Google Photos is a cloud backup and archiving database that may be used to store all of our photographs and videos. It’s a replacement for Google’s Google+ Photo Backup and for a short time the Google+ and Photos applications and services ran side by side. Google Photos has unlimited storage providing you restrict your images to what Google calls “high quality,” which reduces the image size to 16MP if it’s higher. It may also be used to store unlimited videos of 1080p resolution or lower. Customers wanting to store their media at a higher resolution will use part of their Google Drive storage space.
However, Google Photos offers more than a means of storing photographs. Let’s take a look at a number of Photos’ other features, starting with how Google maintains a comprehensive and thorough search database on our devices. Google Photos automatically organises media by date order but for the Android application, tapping on the Search icon (typically at the bottom right of the screen) brings up the search area. Here, Photos has automatically catalogued pictures into various categories: people, objects and places, but as you use Photos these areas fill up. This search and grouping engine is able to create computer models of faces present in your photo library and collate images of the one person, which you can easily tag. This tag is personal to your account but makes it much easier to find images of somebody. Furthermore, Google Photos also allows you the ability to hide a face from your photographs: this can be handy is you don’t want to see an ex in your photographs, for example.
Google have shored up the uploading and storage management features of Google Photos, recognising that not everybody has a device with capacious storage. The application recently gained the option to scan your device with the ability to delete media that has been downloaded providing it has been safely uploaded to the cloud. You’ll find this in the Settings part of Photos under “Free up device storage.” When it comes to managing photographs in your account, Google have added a bin to the service: if you delete something and discover a few days later that you want it back, no problem as the account has sixty days before material is permanently deleted. Another neat trick of the media uploading side of Photos is that this is independent of the application: these settings are found in the Google Settings application as well as the Google Photos application. You don’t need the application on your device in order to upload photographs into the service.

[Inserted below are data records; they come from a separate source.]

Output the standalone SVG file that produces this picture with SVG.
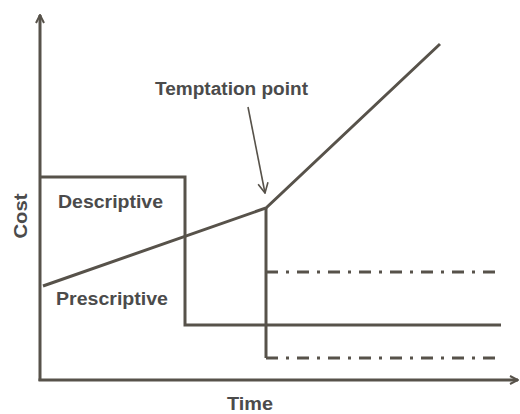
<svg xmlns="http://www.w3.org/2000/svg" width="520" height="414" viewBox="0 0 520 414">
<style>
.ln{fill:none;stroke:#57524a;stroke-width:3;stroke-linejoin:miter}
.dd{fill:none;stroke:#57524a;stroke-width:3;stroke-dasharray:12 8 3 8}
.t{font-family:"Liberation Sans",Arial,sans-serif;font-weight:bold;font-size:18px;fill:#4b4b4b}
</style>
<defs>
<marker id="ah" viewBox="0 0 10 10" refX="9" refY="5" markerWidth="10" markerHeight="10" markerUnits="userSpaceOnUse" orient="auto">
<path d="M1,1 L9,5 L1,9" fill="none" stroke="#57524a" stroke-width="2"/>
</marker>
<marker id="ah2" viewBox="0 0 12 12" refX="11" refY="6" markerWidth="12" markerHeight="12" markerUnits="userSpaceOnUse" orient="auto">
<path d="M1,1 L11,6 L1,11" fill="none" stroke="#57524a" stroke-width="1.6"/>
</marker>
</defs>
<g id="axes">
<path class="ln" d="M40,381 V15" marker-end="url(#ah)"/>
<path class="ln" d="M38.5,380 H518" marker-end="url(#ah)"/>
</g>
<g id="connectors">
<path class="ln" d="M40,177 H185 V325 H501"/>
<path class="ln" d="M43,286 L266,208 L440,44"/>
<path class="ln" d="M266,208 V358"/>
<path class="dd" d="M266,272 H497"/>
<path class="dd" d="M266,358 H497"/>
<path fill="none" stroke="#57524a" stroke-width="1.6" d="M248,107 L265,193" marker-end="url(#ah2)"/>
</g>
<g id="labels">
<text class="t" x="155" y="95" textLength="153" lengthAdjust="spacingAndGlyphs">Temptation point</text>
<text class="t" x="58" y="208" textLength="105" lengthAdjust="spacingAndGlyphs">Descriptive</text>
<text class="t" x="56" y="305" textLength="112" lengthAdjust="spacingAndGlyphs">Prescriptive</text>
<text class="t" x="250" y="410" text-anchor="middle" textLength="46" lengthAdjust="spacingAndGlyphs">Time</text>
<text class="t" transform="translate(27,216) rotate(-90)" text-anchor="middle" textLength="45" lengthAdjust="spacingAndGlyphs">Cost</text>
</g>
</svg>
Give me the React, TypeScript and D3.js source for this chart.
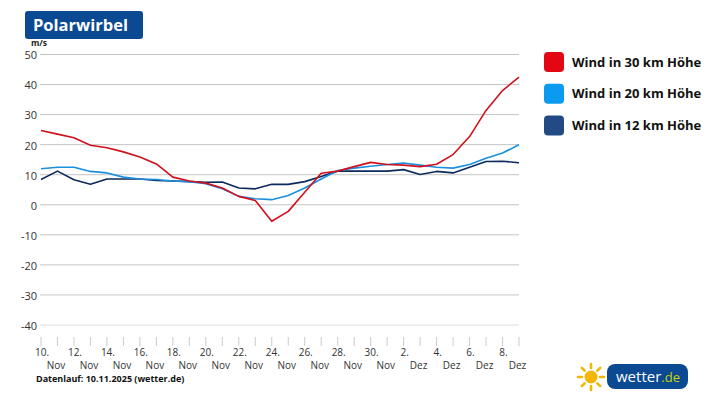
import React from 'react';
import * as d3 from 'd3';

// Days from 10. Nov to 9. Dez
const days = [10, 11, 12, 13, 14, 15, 16, 17, 18, 19, 20, 21, 22, 23, 24, 25, 26, 27, 28, 29, 30, 1, 2, 3, 4, 5, 6, 7, 8, 9];
const months = ['Nov', 'Nov', 'Nov', 'Nov', 'Nov', 'Nov', 'Nov', 'Nov', 'Nov', 'Nov', 'Nov', 'Nov', 'Nov', 'Nov', 'Nov', 'Nov', 'Nov', 'Nov', 'Nov', 'Nov', 'Nov', 'Dez', 'Dez', 'Dez', 'Dez', 'Dez', 'Dez', 'Dez', 'Dez', 'Dez'];

const wind30 = [24.7, 23.5, 22.3, 19.8, 19.0, 17.6, 15.9, 13.6, 9.2, 7.9, 7.2, 5.6, 2.8, 1.4, -5.5, -2.2, 4.2, 10.5, 11.2, 12.7, 14.1, 13.4, 13.2, 12.7, 13.5, 16.7, 22.7, 31.4, 38.0, 42.5];
const wind20 = [12.0, 12.5, 12.5, 11.1, 10.6, 9.2, 8.6, 8.4, 7.9, 7.7, 7.0, 5.3, 2.8, 2.0, 1.7, 3.1, 5.6, 8.6, 11.4, 12.2, 12.8, 13.4, 13.9, 13.2, 12.5, 12.2, 13.4, 15.5, 17.2, 20.0];
const wind12 = [8.4, 11.2, 8.3, 6.8, 8.6, 8.6, 8.6, 8.1, 7.9, 7.7, 7.5, 7.6, 5.6, 5.3, 6.8, 6.8, 7.7, 9.4, 11.2, 11.2, 11.2, 11.2, 11.7, 10.1, 11.1, 10.6, 12.5, 14.4, 14.5, 14.0];

const yTicks = [50, 40, 30, 20, 10, 0, -10, -20, -30, -40];

const series = [
  { name: 'Wind in 30 km Höhe', values: wind30, line: '#d0101c', swatch: '#e30613' },
  { name: 'Wind in 20 km Höhe', values: wind20, line: '#1a8fdf', swatch: '#0a9bf0' },
  { name: 'Wind in 12 km Höhe', values: wind12, line: '#0d2a5c', swatch: '#244a85' },
];

const W = 717;
const H = 403;
const font = '"Open Sans", "Noto Sans", sans-serif';

export default function App() {
  const x = d3.scaleLinear().domain([0, days.length - 1]).range([41, 519]);
  const y = d3.scaleLinear().domain([-40, 50]).range([325, 54.5]);

  const line = d3.line<number>()
    .x((d, i) => x(i))
    .y(d => y(d));

  const sunRays = d3.range(8).map(i => (i * Math.PI) / 4);

  return (
    <svg width={W} height={H} style={{ position: 'absolute', left: 0, top: 0, background: '#fff' }} fontFamily={font}>
      {/* title */}
      <rect x={25} y={11} width={118} height={28} rx={3} fill="#0b4a93" />
      <text x={33} y={31} fill="#fff" fontSize={16.5} fontWeight={700}>Polarwirbel</text>
      <text x={31} y={46} fill="#222" fontSize={8.5} fontWeight={700}>m/s</text>

      {/* grid + y labels */}
      {yTicks.map(t => (
        <g key={t}>
          <line x1={40} x2={519} y1={y(t)} y2={y(t)} stroke={t === -40 ? '#ddd' : '#c4c4c4'} strokeWidth={1} />
          <text x={37} y={y(t) + 1} dy="0.35em" textAnchor="end" fontSize={11} fill="#333">{t}</text>
        </g>
      ))}

      {/* x ticks */}
      {days.map((d, i) => (
        <line key={i} x1={x(i)} x2={x(i)} y1={337} y2={346} stroke="#ccc" strokeWidth={1} />
      ))}
      {days.map((d, i) => i % 2 === 0 ? (
        <g key={'l' + i} fontSize={10} fill="#333">
          <text x={x(i) + 1} y={356} textAnchor="middle">{d}.</text>
          <text x={x(i) + 15} y={369} textAnchor="middle">{months[i]}</text>
        </g>
      ) : null)}

      {/* lines */}
      {series.slice().reverse().map(s => (
        <path key={s.name} d={line(s.values) || ''} fill="none" stroke={s.line} strokeWidth={1.6} strokeLinejoin="round" />
      ))}

      {/* legend */}
      {series.map((s, i) => (
        <g key={s.name} transform={`translate(544,${52 + i * 31.7})`}>
          <rect width={20} height={20} rx={4} fill={s.swatch} />
          <text x={28} y={10} dy="0.35em" fontSize={13} fontWeight={700} fill="#111">{s.name}</text>
        </g>
      ))}

      {/* footer */}
      <text x={36} y={382} fontSize={9} fontWeight={700} fill="#111">Datenlauf: 10.11.2025 (wetter.de)</text>

      {/* logo */}
      <g transform="translate(591,377)">
        <circle r={6.5} fill="#f2b705" />
        {sunRays.map((a, i) => (
          <line key={i} x1={Math.cos(a) * 9} y1={Math.sin(a) * 9} x2={Math.cos(a) * 13} y2={Math.sin(a) * 13} stroke="#f2b705" strokeWidth={2.6} strokeLinecap="round" />
        ))}
      </g>
      <rect x={607} y={364} width={81} height={25} rx={8} fill="#0b4a93" />
      <text x={616} y={382} fontSize={15} fill="#fff">wetter<tspan fill="#c8d400" fontSize={13}>.de</tspan></text>
    </svg>
  );
}
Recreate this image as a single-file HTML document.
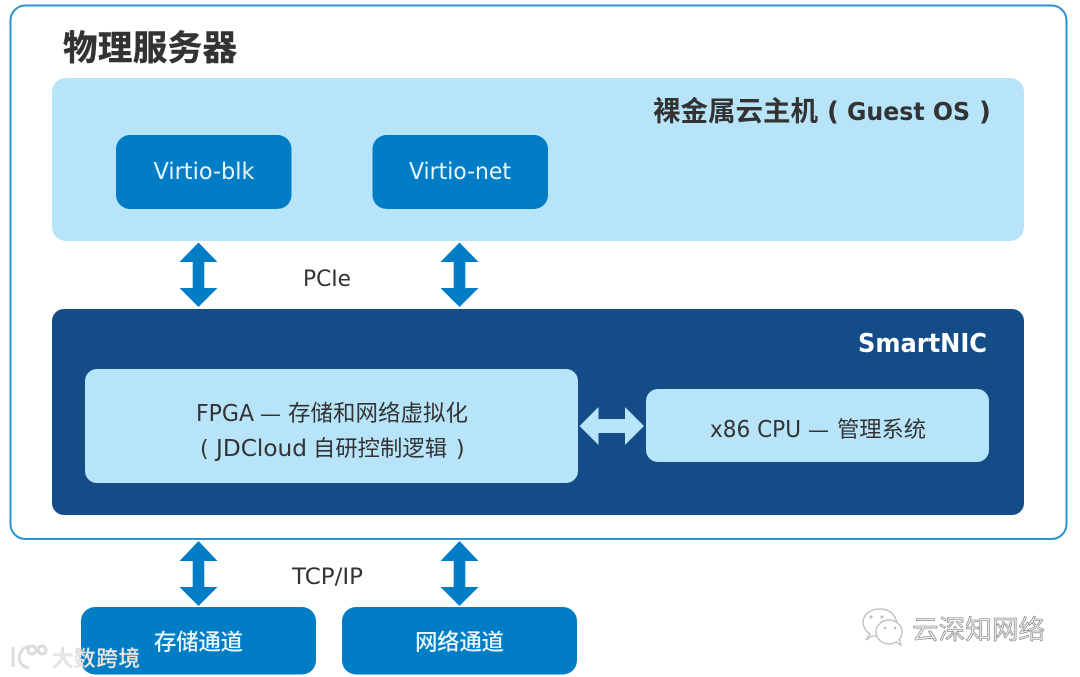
<!DOCTYPE html>
<html><head><meta charset="utf-8">
<style>
html,body{margin:0;padding:0;background:#fff;width:1080px;height:677px;overflow:hidden}
svg{display:block}
text{font-family:"DejaVu Sans","Noto Sans CJK SC",sans-serif}
.cjk{font-family:"Noto Sans CJK SC",sans-serif}
</style></head><body>
<svg width="1080" height="677" viewBox="0 0 1080 677" xmlns="http://www.w3.org/2000/svg">
<rect width="1080" height="677" fill="#fff"/>
<rect x="10.500" y="5.500" width="1056" height="533.500" rx="15" fill="#fff" stroke="#2b93cf" stroke-width="2"/>
<text x="63" y="60" class="cjk" font-size="34.500" font-weight="700" fill="#333" stroke="#333" stroke-width="0.500" textLength="174">物理服务器</text>

<rect x="52" y="78" width="972" height="163" rx="14" fill="#b8e4fa"/>
<text x="653" y="120.500" class="cjk" font-size="27.500" font-weight="700" fill="#333" textLength="165">裸金属云主机</text>
<text x="827" y="120" font-size="26" font-weight="700" fill="#333">(</text>
<text x="847" y="120" font-size="25" font-weight="700" fill="#333" textLength="123" lengthAdjust="spacingAndGlyphs">Guest OS</text>
<text x="979" y="120" font-size="26" font-weight="700" fill="#333">)</text>
<rect x="116" y="135" width="175.500" height="74" rx="14" fill="#007dc5"/>
<rect x="372.500" y="135" width="175.500" height="74" rx="14" fill="#007dc5"/>
<text x="153.500" y="179" font-size="23" fill="#e8f6ff" textLength="101" lengthAdjust="spacingAndGlyphs">Virtio-blk</text>
<text x="409" y="179" font-size="23" fill="#e8f6ff" textLength="102" lengthAdjust="spacingAndGlyphs">Virtio-net</text>

<path d="M198.500 242.500L217.500 262H204.300V288H217.500L198.500 307L179.500 288H192.700V262H179.500Z" fill="#007dc5"/>
<path d="M459.500 242.500L478.500 262H465.300V288H478.500L459.500 307L440.500 288H453.700V262H440.500Z" fill="#007dc5"/>
<text x="303" y="286" font-size="22.500" fill="#333" textLength="48" lengthAdjust="spacingAndGlyphs">PCIe</text>

<rect x="52" y="309" width="972" height="206" rx="12" fill="#134c87"/>
<text x="858" y="352" font-size="26" font-weight="700" fill="#fff" textLength="129" lengthAdjust="spacingAndGlyphs">SmartNIC</text>
<rect x="85" y="369" width="493" height="114" rx="12" fill="#b8e4fa"/>
<rect x="646" y="389" width="343" height="73" rx="12" fill="#b8e4fa"/>

<text x="196" y="421" font-size="23" fill="#333" textLength="58" lengthAdjust="spacingAndGlyphs">FPGA</text>
<text x="260" y="421" font-size="21" fill="#333" textLength="21" lengthAdjust="spacingAndGlyphs">—</text>
<text x="288" y="421" class="cjk" font-size="22.500" fill="#333" textLength="180">存储和网络虚拟化</text>

<text x="200" y="456" font-size="22" fill="#333">(</text>
<text x="216" y="456" font-size="23" fill="#333" textLength="91" lengthAdjust="spacingAndGlyphs">JDCloud</text>
<text x="313" y="456" class="cjk" font-size="22.300" fill="#333" textLength="134">自研控制逻辑</text>
<text x="456" y="456" font-size="22" fill="#333">)</text>

<text x="710" y="437" font-size="23" fill="#333" textLength="91" lengthAdjust="spacingAndGlyphs">x86 CPU</text>
<text x="808" y="437" font-size="21" fill="#333" textLength="21" lengthAdjust="spacingAndGlyphs">—</text>
<text x="837" y="437" class="cjk" font-size="22.300" fill="#333" textLength="89">管理系统</text>

<path d="M579.500 426L598.500 407V419H625V407L644 426L625 445V433H598.500V445Z" fill="#b8e4fa"/>

<path d="M198.500 541L217.500 561H204.300V587H217.500L198.500 606L179.500 587H192.700V561H179.500Z" fill="#007dc5"/>
<path d="M459.500 541L478.500 561H465.300V587H478.500L459.500 606L440.500 587H453.700V561H440.500Z" fill="#007dc5"/>
<text x="292" y="584" font-size="22.500" fill="#333" textLength="71" lengthAdjust="spacingAndGlyphs">TCP/IP</text>

<rect x="81" y="607" width="235" height="67.500" rx="14" fill="#007dc5"/>
<rect x="342" y="607" width="235" height="67.500" rx="14" fill="#007dc5"/>
<text x="154" y="650" class="cjk" font-size="22.500" font-weight="500" fill="#e8f6ff" textLength="89">存储通道</text>
<text x="415" y="650" class="cjk" font-size="22.500" font-weight="500" fill="#e8f6ff" textLength="89">网络通道</text>

<!-- watermark left -->
<g fill="none" stroke="#dcdcdc" stroke-width="3">
<path d="M13 647V667"/><path d="M29 646C16 650 16 666 29 668"/>
<circle cx="32" cy="650" r="4"/><circle cx="42" cy="650" r="4"/>
</g>
<text x="52" y="666" class="cjk" font-size="21.500" font-weight="500" fill="#eaeaea" stroke="#bdbdbd" stroke-width="0.300" textLength="88">大数跨境</text>

<!-- watermark right -->
<g fill="#fff" stroke="#b8b8b8" stroke-width="1.200">
<path d="M872 636L866 640L870 634C858 626 862 609 880 609C890 609 896 615 897 624C890 634 880 637 872 636Z"/>
<ellipse cx="889" cy="632" rx="13" ry="12"/>
<path d="M896 642L901 645L899 639" />
</g>
<g fill="#bbb"><circle cx="871" cy="617" r="1.500"/><circle cx="882" cy="617" r="1.500"/><circle cx="885" cy="628" r="1.300"/><circle cx="895" cy="628" r="1.300"/></g>
<text x="912" y="639" class="cjk" font-size="26.500" fill="#eee" stroke="#777" stroke-width="0.600" textLength="133">云深知网络</text>
</svg>
</body></html>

For those of us with a Chromecast, Google Photos is an ideal way of showing off our collection on the big screen. Photos includes the necessary software and Cast functionality; open a photograph or video and tap “cast icon” to send it to the television. On a related note, although Google Photos does not currently allow for the two way synchronisation of photographs on a device, there are a couple of ways to easily get media is copied to another device. One involves a third party application to synchronise a Google Drive folder with another device; for a desktop or laptop computer, you can use the Google Drive application. You’ll have to make sure the option to show recent uploads in Google Drive is turned on. Another option is to use the Google Takeout service, which is a means of exporting all of your data in one large zip file. Tell the Google Takeout service that you want your media and let it do its thing.
The final set of features revolves around how to share photographs and media using Google Photos. There are several ways to do this: we can download and send the media, or we can share a link. It’s also possible to create albums and share these – they can be view only or you can specify who has access to change the contents. When it comes to sharing media, the recipients do not need to have the Google Photos application or even the service in order to view a picture or video from your collection.